Start of Excerpted data

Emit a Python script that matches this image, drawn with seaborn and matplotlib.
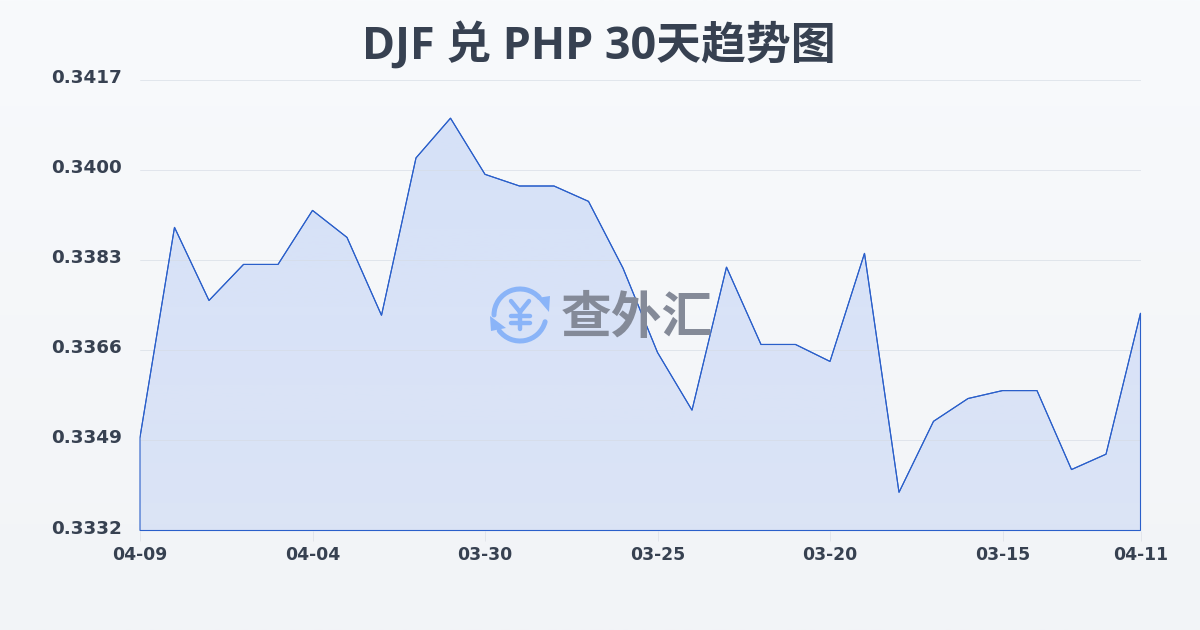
import numpy as np
import pandas as pd
import matplotlib
matplotlib.use('Agg')
import matplotlib.pyplot as plt
import seaborn as sns
from matplotlib.patches import Arc, Polygon
from matplotlib.transforms import ScaledTranslation

title_text = 'DJF 兑 PHP 30天趋势图'
day_index = list(range(30))
rates = [0.33496, 0.33892, 0.33754, 0.33822, 0.33822, 0.33924, 0.33873, 0.33726, 0.34023, 0.34098,
         0.33992, 0.33970, 0.33970, 0.33941, 0.33815, 0.33656, 0.33547, 0.33817, 0.33671, 0.33671,
         0.33639, 0.33843, 0.33392, 0.33526, 0.33569, 0.33584, 0.33584, 0.33435, 0.33464, 0.33730]
x_tick_pos = [0, 5, 10, 15, 20, 25, 29]
x_tick_labels = ['04-09', '04-04', '03-30', '03-25', '03-20', '03-15', '04-11']
y_ticks = [0.3332, 0.3349, 0.3366, 0.3383, 0.3400, 0.3417]

TEXT_COLOR = '#374151'
LINE_COLOR = '#2a5fca'
FILL_COLOR = '#2563eb'
LOGO_BLUE = '#8ab4f8'
CJK_FONTS = ['Noto Sans CJK SC', 'DejaVu Sans']

sns.set_theme(style='white')
plt.rcParams['font.family'] = ['DejaVu Sans']

df = pd.DataFrame({'day': day_index, 'rate': rates})

fig = plt.figure(figsize=(12, 6.3), dpi=100)

# page background, light gradient
bg = fig.add_axes([0, 0, 1, 1], zorder=0)
bg.imshow(np.linspace(0, 1, 256).reshape(-1, 1), aspect='auto', extent=[0, 1, 0, 1],
          cmap=matplotlib.colors.LinearSegmentedColormap.from_list('bg', ['#f8fafc', '#f2f4f7']))
bg.axis('off')

ax = fig.add_axes([140 / 1200, 1 - 530.5 / 630, 1000.5 / 1200, 450.5 / 630], zorder=1)
ax.patch.set_alpha(0)
ax.set_xlim(0, 29)
ax.set_ylim(y_ticks[0], y_ticks[-1])

# area under the line, fades slightly to the bottom
alpha_grad = np.linspace(0.16, 0.115, 256).reshape(-1, 1)
rgba = np.zeros((256, 1, 4))
rgba[..., :3] = matplotlib.colors.to_rgb(FILL_COLOR)
rgba[..., 3] = alpha_grad
img = ax.imshow(rgba, aspect='auto', extent=[0, 29, y_ticks[0], y_ticks[-1]], zorder=1)
outline = Polygon(list(zip(day_index, rates)) + [(29, y_ticks[0]), (0, y_ticks[0])], closed=True,
                  facecolor='none', edgecolor=LINE_COLOR, linewidth=0.8, zorder=4, clip_on=False)
ax.add_patch(outline)
img.set_clip_path(outline)

sns.lineplot(data=df, x='day', y='rate', color=LINE_COLOR, linewidth=0.8, ax=ax, zorder=4)

for v in y_ticks:
    ax.axhline(v, color='#d5dbe4', linewidth=0.6, alpha=0.75, zorder=2)

sns.despine(ax=ax, left=True, bottom=True)
ax.set_xlabel('')
ax.set_ylabel('')
ax.set_xticks(x_tick_pos)
ax.set_xticklabels(x_tick_labels, fontsize=12.4, fontweight='bold', color=TEXT_COLOR)
ax.set_yticks(y_ticks)
ax.set_yticklabels([f'{v:.4f}' for v in y_ticks], fontsize=13.2, fontweight='bold', color=TEXT_COLOR)
ax.tick_params(axis='x', length=7, width=0.6, color='#dfe3e9', pad=4, bottom=True)
ax.tick_params(axis='y', length=0, pad=13)
# y labels sit a little above their grid lines
nudge_up = ScaledTranslation(0, 2 / 100, fig.dpi_scale_trans)
for lab in ax.get_yticklabels():
    lab.set_verticalalignment('center')
    lab.set_transform(lab.get_transform() + nudge_up)

# overlay in pixel coordinates for title and watermark
ov = fig.add_axes([0, 0, 1, 1], zorder=2)
ov.set_xlim(0, 1200)
ov.set_ylim(630, 0)
ov.axis('off')
ov.patch.set_alpha(0)

ov.text(598.5, 46, title_text, ha='center', va='center', fontsize=32.3, fontweight='bold',
        color=TEXT_COLOR, family=['Open Sans', 'Noto Sans CJK SC'])

ov.text(637, 319, '查外汇', ha='center', va='center', fontsize=36.5, fontweight='bold',
        color='#848a98', family=CJK_FONTS, zorder=1)

# logo: two arrows around a yen sign
cx, cy, r = 520, 315, 26
ov.add_patch(Arc((cx, cy), 2 * r, 2 * r, theta1=180, theta2=318, color=LOGO_BLUE, lw=3.6, capstyle='round'))
ov.add_patch(Arc((cx, cy), 2 * r, 2 * r, theta1=15, theta2=143, color=LOGO_BLUE, lw=3.6, capstyle='round'))
ov.add_patch(Polygon([(537, 298), (550, 296), (549, 312)], closed=True, color=LOGO_BLUE, lw=0))
ov.add_patch(Polygon([(490, 316), (506, 328), (491, 331)], closed=True, color=LOGO_BLUE, lw=0))
yen_kw = dict(color=LOGO_BLUE, lw=3.2, solid_capstyle='round', solid_joinstyle='round')
ov.plot([511, 520, 529], [301, 312, 301], **yen_kw)
ov.plot([511, 530], [316, 316], **yen_kw)
ov.plot([511, 530], [323, 323], **yen_kw)
ov.plot([520, 520], [312, 329], **yen_kw)
ov.set_xlim(0, 1200)
ov.set_ylim(630, 0)

fig.savefig('out.png', dpi=100)
plt.close(fig)
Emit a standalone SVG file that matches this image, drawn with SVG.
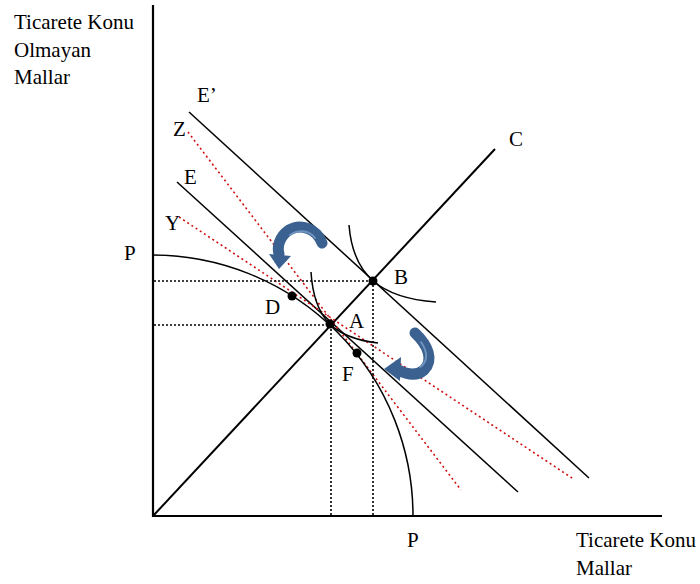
<svg xmlns="http://www.w3.org/2000/svg" width="700" height="584" viewBox="0 0 700 584">
<style>
text{font-family:"Liberation Serif","Times New Roman",serif;font-size:21px;fill:#000}
.ln{stroke:#000;stroke-width:1.5;fill:none}
.ray{stroke:#000;stroke-width:2;fill:none}
.ax{stroke:#000;stroke-width:2.2;fill:none}
.rd{stroke:#d01010;stroke-width:1.6;fill:none;stroke-dasharray:2 3}
.bd{stroke:#000;stroke-width:1.6;fill:none;stroke-dasharray:2 2}
.dot{fill:#000}
.arr{stroke:#3b6190;stroke-width:11;fill:none;stroke-linecap:round}
.hl{stroke:#6f93bd;stroke-width:2;fill:none;stroke-linecap:round}
.ah{fill:#3b6190}
</style>
<g id="axes">
<line class="ax" x1="153" y1="5" x2="153" y2="517"/>
<line class="ax" x1="152" y1="516" x2="662" y2="516"/>
<text x="14" y="29">Ticarete Konu</text>
<text x="14" y="57">Olmayan</text>
<text x="14" y="84">Mallar</text>
<text x="576" y="547">Ticarete Konu</text>
<text x="576" y="575">Mallar</text>
</g>
<g id="connectors">
<line class="ray" x1="153" y1="516" x2="495" y2="149"/>
<line class="ln" x1="189" y1="112" x2="589" y2="478"/>
<line class="ln" x1="177" y1="182" x2="518" y2="492"/>
<line class="rd" x1="188" y1="132" x2="461" y2="490"/>
<line class="rd" x1="179" y1="217" x2="572" y2="478"/>
<path class="ln" d="M153,255 A261,261 0 0 1 413,516"/>
<path class="ln" d="M311,272 C314,320 335,338 378,343"/>
<path class="ln" d="M349,225 C353,275 380,298 436,302"/>
<line class="bd" x1="154" y1="281" x2="373" y2="281"/>
<line class="bd" x1="154" y1="325" x2="331" y2="325"/>
<line class="bd" x1="331" y1="325" x2="331" y2="515"/>
<line class="bd" x1="373" y1="281" x2="373" y2="515"/>
</g>
<g id="arrows">
<path class="arr" d="M322,243 C317,229 301,223 289,230 C279,237 277,247 279,254"/>
<path class="hl" d="M315,238 C309,230 298,229 290,235"/>
<polygon class="ah" points="269,254 291,256 279,269"/>
<path class="arr" d="M415,333 C428,345 434,360 424,370 C416,377 406,374 398,370"/>
<path class="hl" d="M421,342 C428,352 428,362 420,367"/>
<polygon class="ah" points="401,357 384,369 400,381"/>
</g>
<g id="node-P-top"><text x="124" y="260">P</text></g>
<g id="node-P-bottom"><text x="407" y="547">P</text></g>
<g id="node-E1"><text x="197" y="102">E’</text></g>
<g id="node-Z"><text x="173" y="136">Z</text></g>
<g id="node-E"><text x="184" y="184">E</text></g>
<g id="node-Y"><text x="165" y="230">Y</text></g>
<g id="node-C"><text x="509" y="146">C</text></g>
<g id="node-B"><circle class="dot" cx="373" cy="281" r="4.5"/><text x="394" y="284">B</text></g>
<g id="node-A"><circle class="dot" cx="330" cy="324" r="4.5"/><text x="349" y="328">A</text></g>
<g id="node-D"><circle class="dot" cx="292" cy="296" r="4.5"/><text x="265" y="314">D</text></g>
<g id="node-F"><circle class="dot" cx="357" cy="353" r="4.5"/><text x="342" y="381">F</text></g>
</svg>
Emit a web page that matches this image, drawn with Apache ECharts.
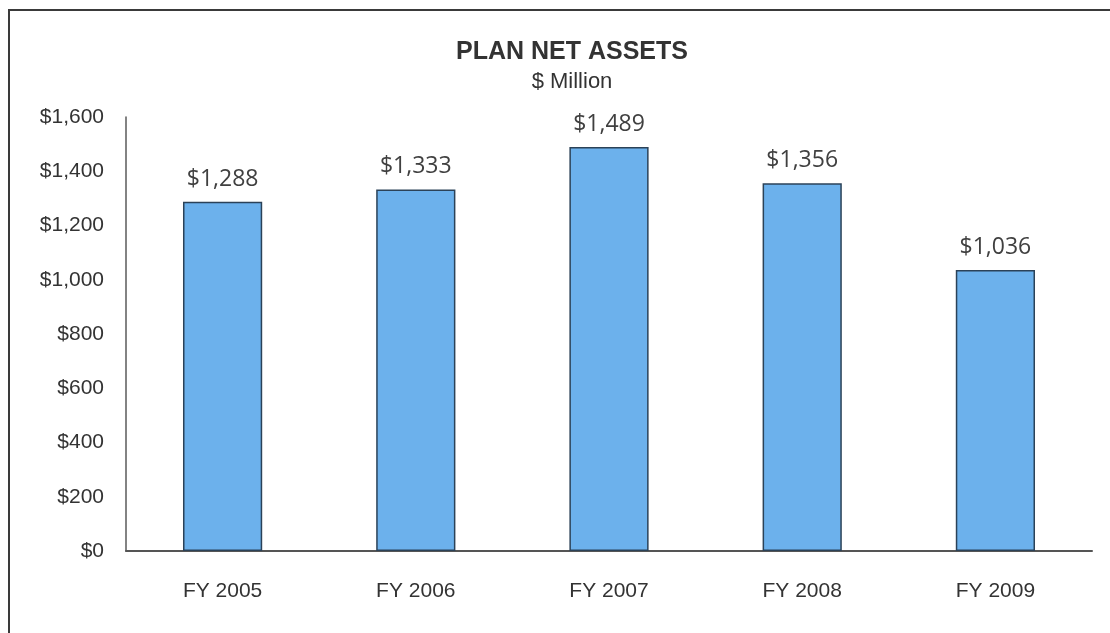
<!DOCTYPE html>
<html>
<head>
<meta charset="utf-8">
<title>Plan Net Assets</title>
<script src="https://cdn.jsdelivr.net/npm/echarts@6/dist/echarts.min.js"></script>
<style>
  html, body { margin: 0; padding: 0; background: #ffffff; }
  #chart { width: 1110px; height: 633px; }
</style>
</head>
<body>
<div id="chart"></div>
<script>
// Fiscal years and plan net assets in $ million
const fiscalYears = ['FY 2005', 'FY 2006', 'FY 2007', 'FY 2008', 'FY 2009'];
const netAssets = [1288, 1333, 1489, 1356, 1036];
const yTicks = [0, 200, 400, 600, 800, 1000, 1200, 1400, 1600];

const money = v => '$' + v.toLocaleString('en-US');

const chart = echarts.init(document.getElementById('chart'), null, { renderer: 'canvas' });

chart.setOption({
  backgroundColor: '#ffffff',
  animation: false,
  graphic: [
    {
      type: 'rect',
      shape: { x: 9, y: 10, width: 1200, height: 700 },
      style: { fill: 'none', stroke: '#3a3a3a', lineWidth: 2 },
      z: 0
    }
  ],
  title: [
    {
      text: 'PLAN NET ASSETS',
      left: 567,
      top: 35,
      textAlign: 'center',
      textStyle: {
        fontFamily: 'Liberation Sans, Arial, sans-serif',
        fontWeight: 'bold',
        fontSize: 25,
        color: '#333333'
      }
    },
    {
      text: '$ Million',
      left: 567,
      top: 66,
      textAlign: 'center',
      textStyle: {
        fontFamily: 'Liberation Sans, Arial, sans-serif',
        fontWeight: 'normal',
        fontSize: 22,
        color: '#333333'
      }
    }
  ],
  grid: { left: 126, right: 18, top: 117, bottom: 82, containLabel: false },
  xAxis: {
    type: 'category',
    data: fiscalYears,
    axisLine: { show: true, lineStyle: { color: '#555555', width: 2 } },
    axisTick: { show: false },
    axisLabel: {
      margin: 30,
      fontFamily: 'Liberation Sans, Arial, sans-serif',
      fontSize: 21,
      color: '#333333'
    },
    splitLine: { show: false }
  },
  yAxis: {
    type: 'value',
    min: yTicks[0],
    max: yTicks[yTicks.length - 1],
    interval: yTicks[1] - yTicks[0],
    axisLine: { show: true, lineStyle: { color: '#5a5a5a', width: 1.5 } },
    axisTick: { show: false },
    splitLine: { show: false },
    axisLabel: {
      margin: 22,
      fontFamily: 'Liberation Sans, Arial, sans-serif',
      fontSize: 21,
      color: '#333333',
      formatter: v => money(v)
    }
  },
  series: [
    {
      type: 'bar',
      data: netAssets,
      barWidth: '41%',
      itemStyle: {
        color: '#6cb1ec',
        borderColor: '#2b4258',
        borderWidth: 1.5
      },
      label: {
        show: true,
        position: 'top',
        distance: 11,
        fontFamily: 'Open Sans, sans-serif',
        fontSize: 23,
        color: '#404040',
        formatter: p => money(p.value)
      }
    }
  ]
});
</script>
</body>
</html>
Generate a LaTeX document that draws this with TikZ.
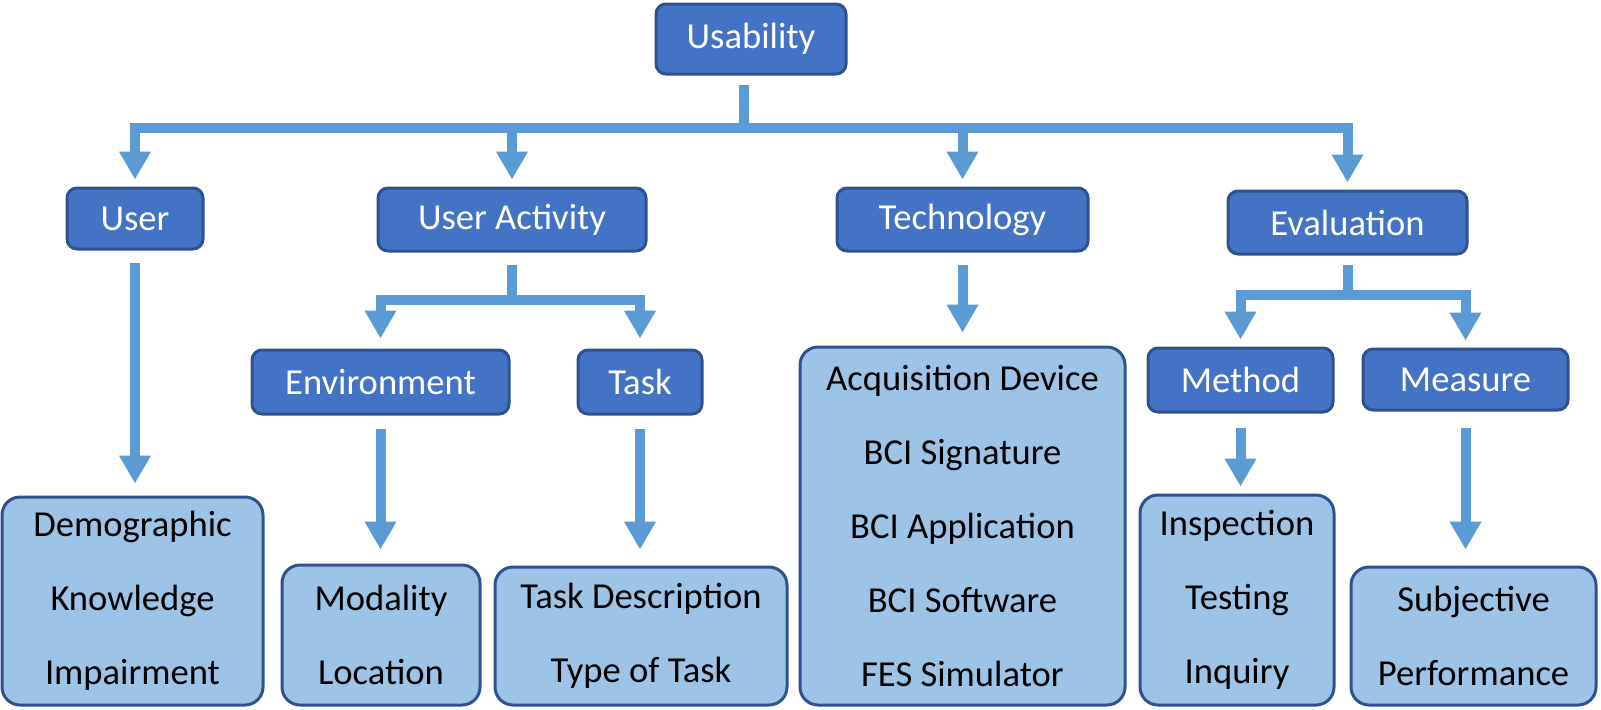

End of Excerpted data

■ Do this
Reproduce the material above exactly, first line through the line that contains "from matplotlib.transforms import", minus the pictures.

■ Final answer
Emit a Python script that matches this image, drawn with seaborn and matplotlib.
import numpy as np
import pandas as pd
import matplotlib
matplotlib.use('Agg')
import matplotlib.pyplot as plt
import seaborn as sns
from matplotlib.patches import Arc, Polygon
from matplotlib.transforms import ScaledTranslation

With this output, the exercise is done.